No, what they are doing is configuring their servers with multiple
IP addresses. Even with a single Ethernet card, you can configure Linux,
for example, to act as though it has 256 IP addresses. Then you
configure the Apache web server to respond to each address with a different web site.
That’s what was going on with the 66.111.233.x addresses handled by one machine
(http://233-111-66.ftl-nj.webhostplus.com) and the
66.11.234.x block handled by another.
In their DNS tables, all the addresses were mapped to the canonical
names of those machines until they were allocated to a client’s site.
This is how companies such as WebHost Plus can afford to offer web sites
for just a few dollars a month. You are sharing the server with other
people and, as long as no one site hogs all the CPU cycles, it will
appear as though you have your own dedicated server.
It seems like our friends are giving themselves a lot of extra work creating and managing all these distinct web sites. Why go to all that trouble? It’s all an attempt to evade the spam filters that are becoming ever more sophisticated. By generating emails with continually evolving content and including links to web sites with different hostnames they can avoid—or at least delay—being detected by the spam filters and being blacklisted by mail relays. They can run one web site for a week or two, shut it down, and then reappear under a totally different name.

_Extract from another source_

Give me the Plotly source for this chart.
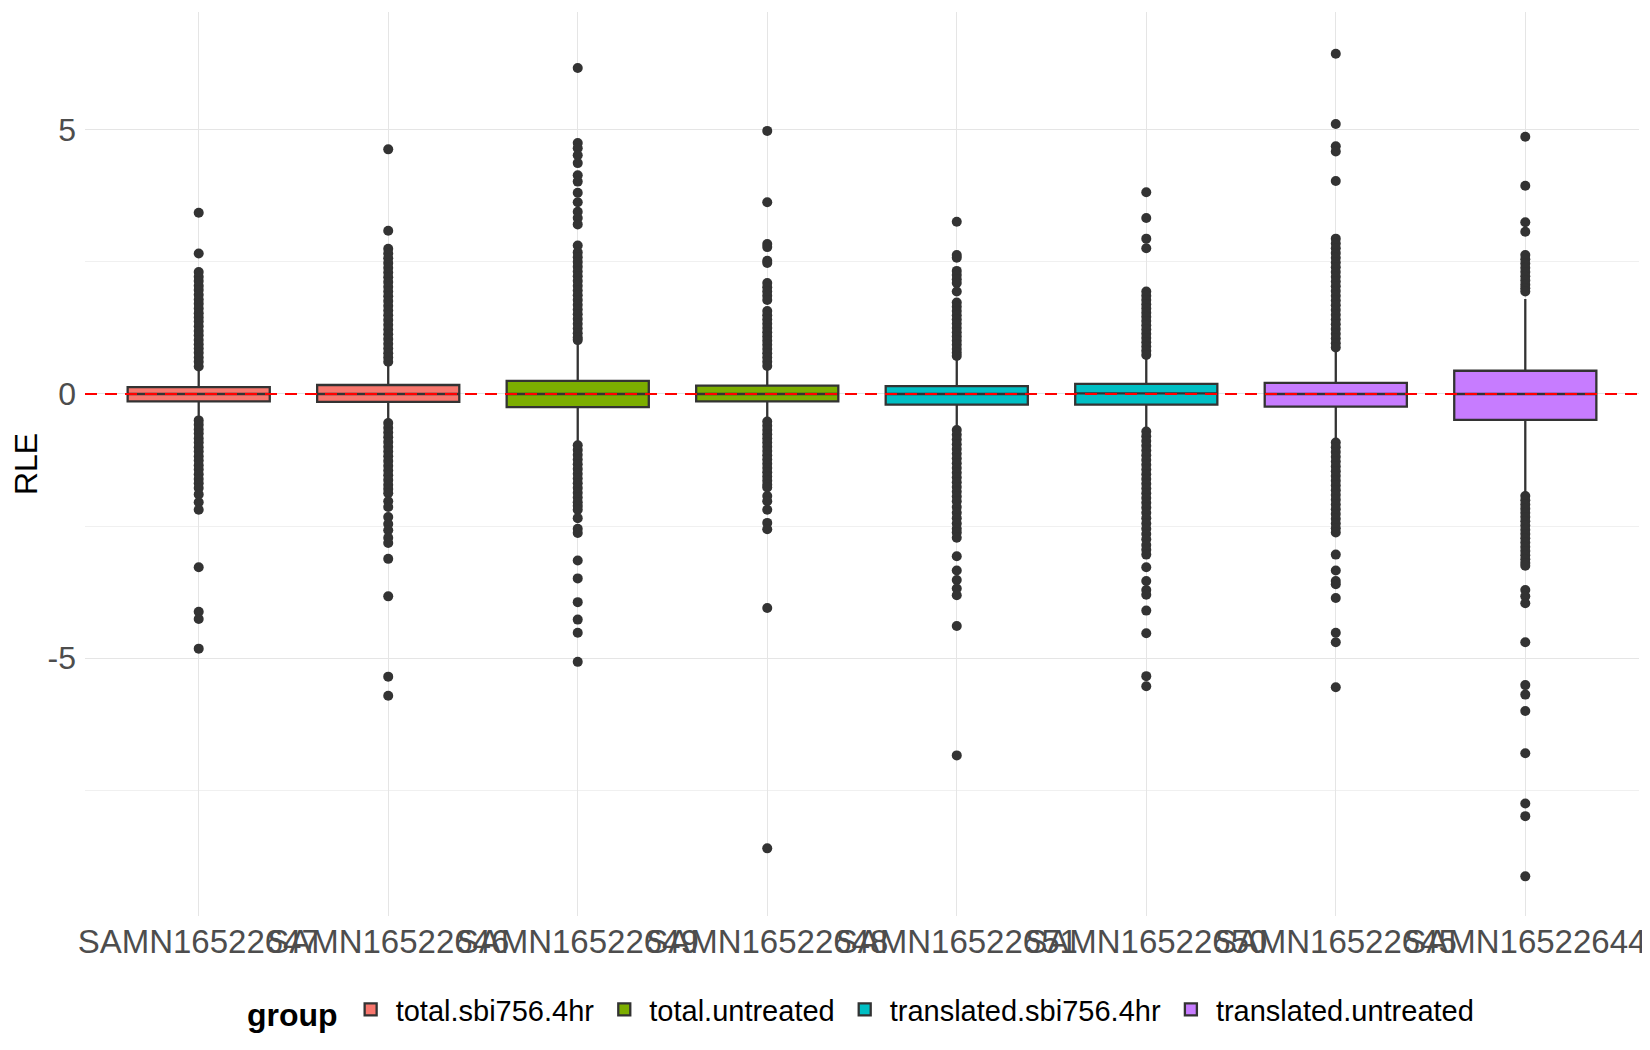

This example has shown how much can be learned about an operation
simply using dig and whois. By looking at similar emails, I found a
set of hostnames that resembled each other. dig revealed that these all had similar IP
addresses. Reverse lookups across a wider range of addresses turned up a
lot more domains and hostnames, and whois showed that the same company hosted all
of these. Unallocated addresses from the reverse lookup scan suggested
that two physical servers were being used to host all these web sites.
Running whois on the domain names
turned up a confused mass of contact information that, in isolation, was
not that useful. But even untrustworthy contact information can be
useful as a signature or fingerprint for this operation.